Real estate investors do more with less
Record $6.8B spent in 2017 as builders pay more for smaller tracts they convert into condos
As Toronto builders advocate for expanding the residential development zones beyond the GTA, a new report shows a record number of land transactions and dollar investments in the industry — suggesting investors are doing more business with less land.
According to real estate services firm CBRE Canada, investors shelled out a total of $6.8 billion in residential land transactions across the GTA last year. That amount is more than three times what it was about a decade ago and represents the highest investment on record.
There were also nearly 40 per cent more land deals recorded in 2017 than a decade earlier, with a total of 149 such transactions last year for low-density developments — the land purchased to build single-family and semi-detached houses.
Mike Czestochowski, CBRE Canada’s executive vice-president for land services, said the increase in transactions is a result of decades-long changes that have transformed the local housing industry. Investors are now willing to pay more, even for much smaller pieces of land, as they know they can sell condos and houses at high prices, he said.
“When I started in this business a long time ago, a developer would not be interested unless it’s 50 or 100 acres of land,” he said.
“That same developer, if he’s looking at 10 acres today, let’s say in the city of Markham, he’s very interested because on 10 acres he may be able to fit 150 townhouses. And that’s a big enough
project to get enticed with,” Czestochowski said
CBRE expects the trend to continue. For the first half of 2018, the average price for one acre of low-density land in the GTA was over $1 million; a decade ago it was $382,000.
For high-density land, used for condo and rental apartments development, a squarefoot of space is averaging $87 compared to $42 a decade ago.

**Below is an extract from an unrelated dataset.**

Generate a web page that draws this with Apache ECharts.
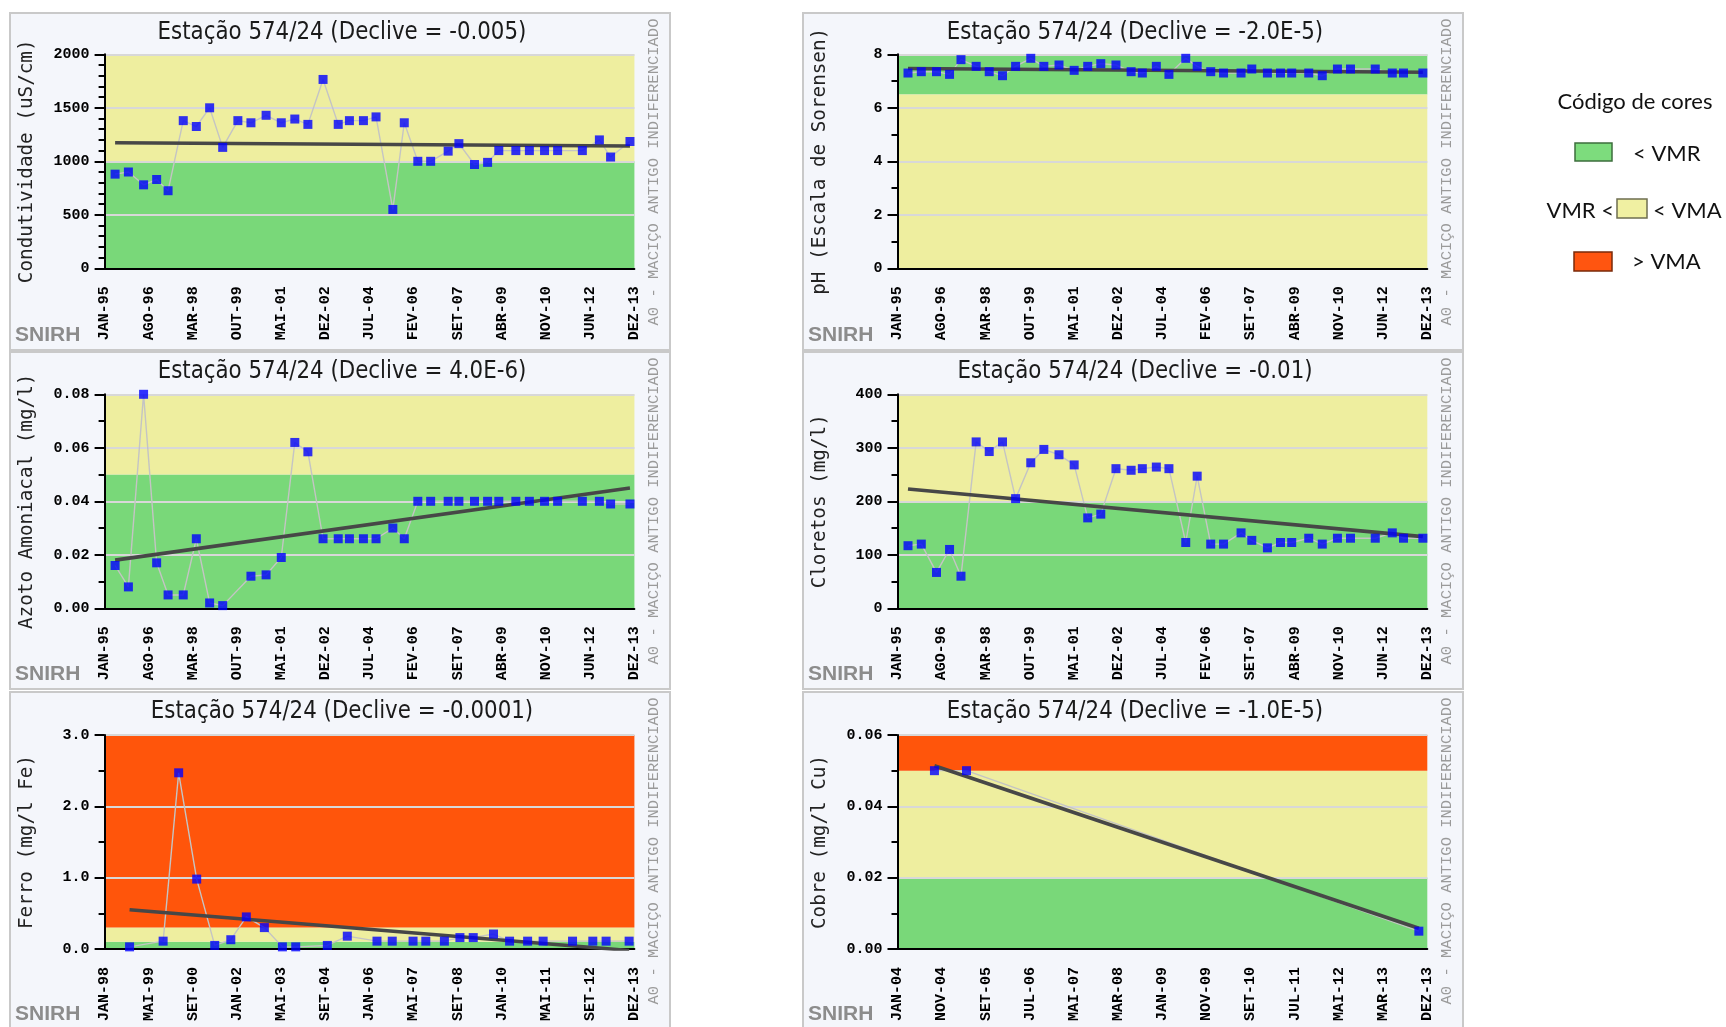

Another contributing factor driving demand is population growth, Czestochowski said. In 2005, the inventory represented one unit (house or condo) per 190 people. Now that ratio is one unit per 575 people, he said. “There’s still so much confidence in demand in the Greater Toronto Area that people have faith, especially at a land that we believe we know when it’s going to be developed,” he said.
Builders associations across the GTA have long argued that there’s no more room for new developments, and pushed for policy-makers to allow residential development zones within the Greenbelt. Justin Sherwood of the Building Industry and Land Development Association (BILD) said the critical constraint is about making land shovel-ready for developers, and that can only happen through better policy-making and less red tape, Sherwood said. “What is available is shrinking and caught up in the development approval processes that take so long,” he said.
Czestochowski agreed there’s a shortage of land available for development in the 416 and the 905 areas. “If government policies continue to constrain developments and how we get approvals and the cost of those approvals, that means housing costs are going to continue to increase,” he said, adding government policies need to be pro-development.
“The demand is going to outpace the supply, and that’s going to push the prices up.”